## Begin
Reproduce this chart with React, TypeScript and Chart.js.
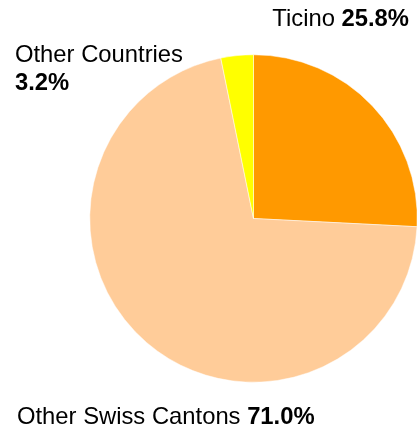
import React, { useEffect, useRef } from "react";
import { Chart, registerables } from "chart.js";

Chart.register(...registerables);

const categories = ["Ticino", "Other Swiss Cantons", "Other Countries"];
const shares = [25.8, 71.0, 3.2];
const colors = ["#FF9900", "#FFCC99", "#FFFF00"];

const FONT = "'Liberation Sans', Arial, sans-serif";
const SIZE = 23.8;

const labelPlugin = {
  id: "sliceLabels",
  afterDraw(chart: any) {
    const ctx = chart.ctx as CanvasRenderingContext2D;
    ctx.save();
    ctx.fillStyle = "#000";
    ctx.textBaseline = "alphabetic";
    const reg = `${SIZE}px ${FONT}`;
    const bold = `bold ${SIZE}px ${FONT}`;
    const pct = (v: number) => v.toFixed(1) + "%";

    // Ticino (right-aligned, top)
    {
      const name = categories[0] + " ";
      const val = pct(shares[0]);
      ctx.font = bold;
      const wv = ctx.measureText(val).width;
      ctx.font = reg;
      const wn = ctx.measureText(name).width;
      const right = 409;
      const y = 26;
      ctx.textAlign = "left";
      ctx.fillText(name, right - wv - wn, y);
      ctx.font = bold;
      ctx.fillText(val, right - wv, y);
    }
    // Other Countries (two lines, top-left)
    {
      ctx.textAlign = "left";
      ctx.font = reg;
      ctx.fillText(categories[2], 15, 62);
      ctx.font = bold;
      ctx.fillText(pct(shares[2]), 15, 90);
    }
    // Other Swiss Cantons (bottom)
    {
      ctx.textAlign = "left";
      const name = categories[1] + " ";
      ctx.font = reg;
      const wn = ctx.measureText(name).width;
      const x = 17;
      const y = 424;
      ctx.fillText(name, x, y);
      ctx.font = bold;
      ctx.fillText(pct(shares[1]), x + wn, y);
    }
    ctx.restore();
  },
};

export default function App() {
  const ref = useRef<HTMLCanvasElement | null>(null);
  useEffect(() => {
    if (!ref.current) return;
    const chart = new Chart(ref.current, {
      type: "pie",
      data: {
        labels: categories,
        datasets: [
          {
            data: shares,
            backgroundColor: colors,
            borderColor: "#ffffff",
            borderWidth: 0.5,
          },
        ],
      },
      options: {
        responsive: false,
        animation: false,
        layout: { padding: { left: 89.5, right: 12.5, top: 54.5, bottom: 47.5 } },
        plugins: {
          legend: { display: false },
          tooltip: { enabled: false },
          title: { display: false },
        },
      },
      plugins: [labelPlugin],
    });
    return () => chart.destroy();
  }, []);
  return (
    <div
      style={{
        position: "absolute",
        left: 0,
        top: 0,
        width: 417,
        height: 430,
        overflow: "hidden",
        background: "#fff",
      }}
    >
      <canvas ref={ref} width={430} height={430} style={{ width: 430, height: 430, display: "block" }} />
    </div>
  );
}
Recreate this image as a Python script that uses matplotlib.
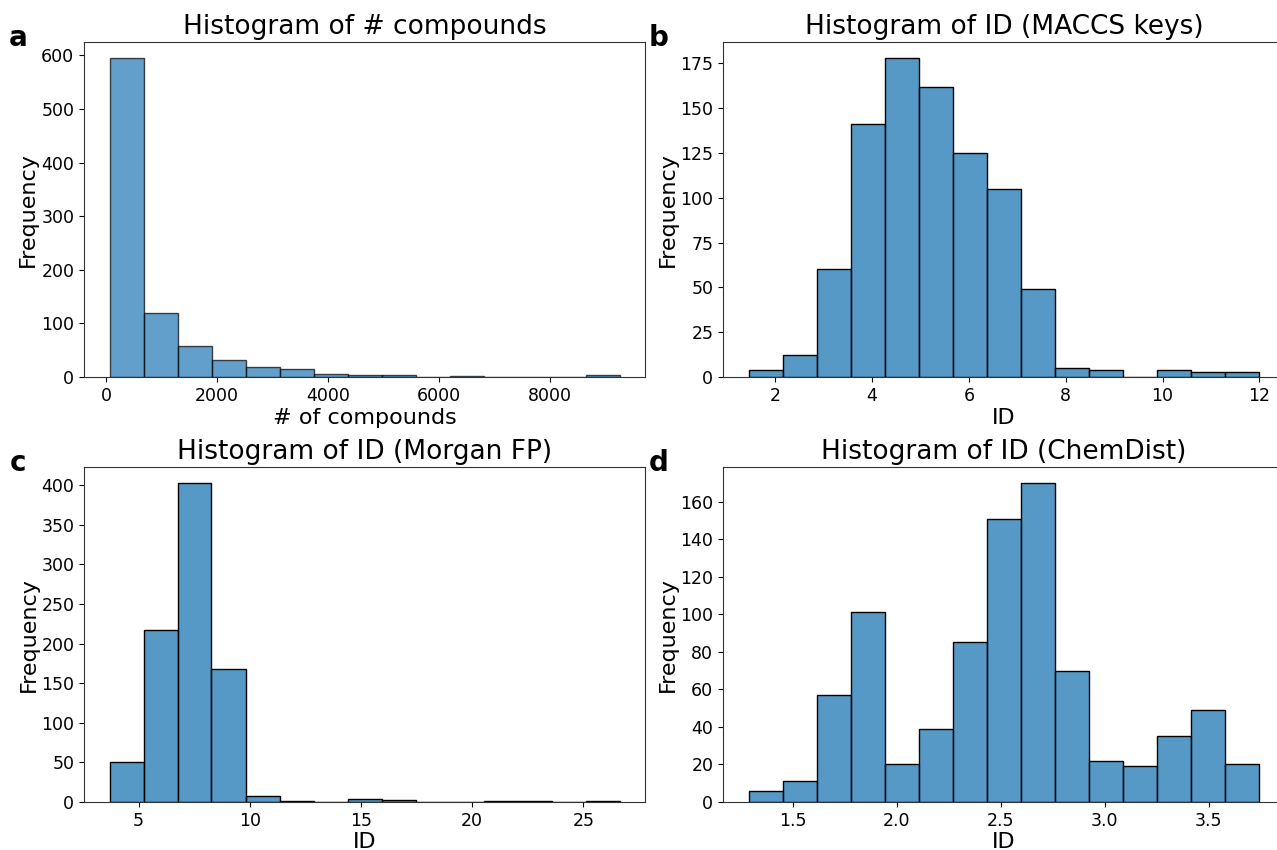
## End
#### WHAT TO WORK ON
Reproduce only the lines running from the beginning of the entries above to the line holding "Chart.register(...registerables);", inclusive. Pictures stay out of the copy.

#### FINAL RESULT
Reproduce this chart with React, TypeScript and Chart.js.
import React, { useEffect, useRef } from "react";
import { Chart, registerables } from "chart.js";

Chart.register(...registerables);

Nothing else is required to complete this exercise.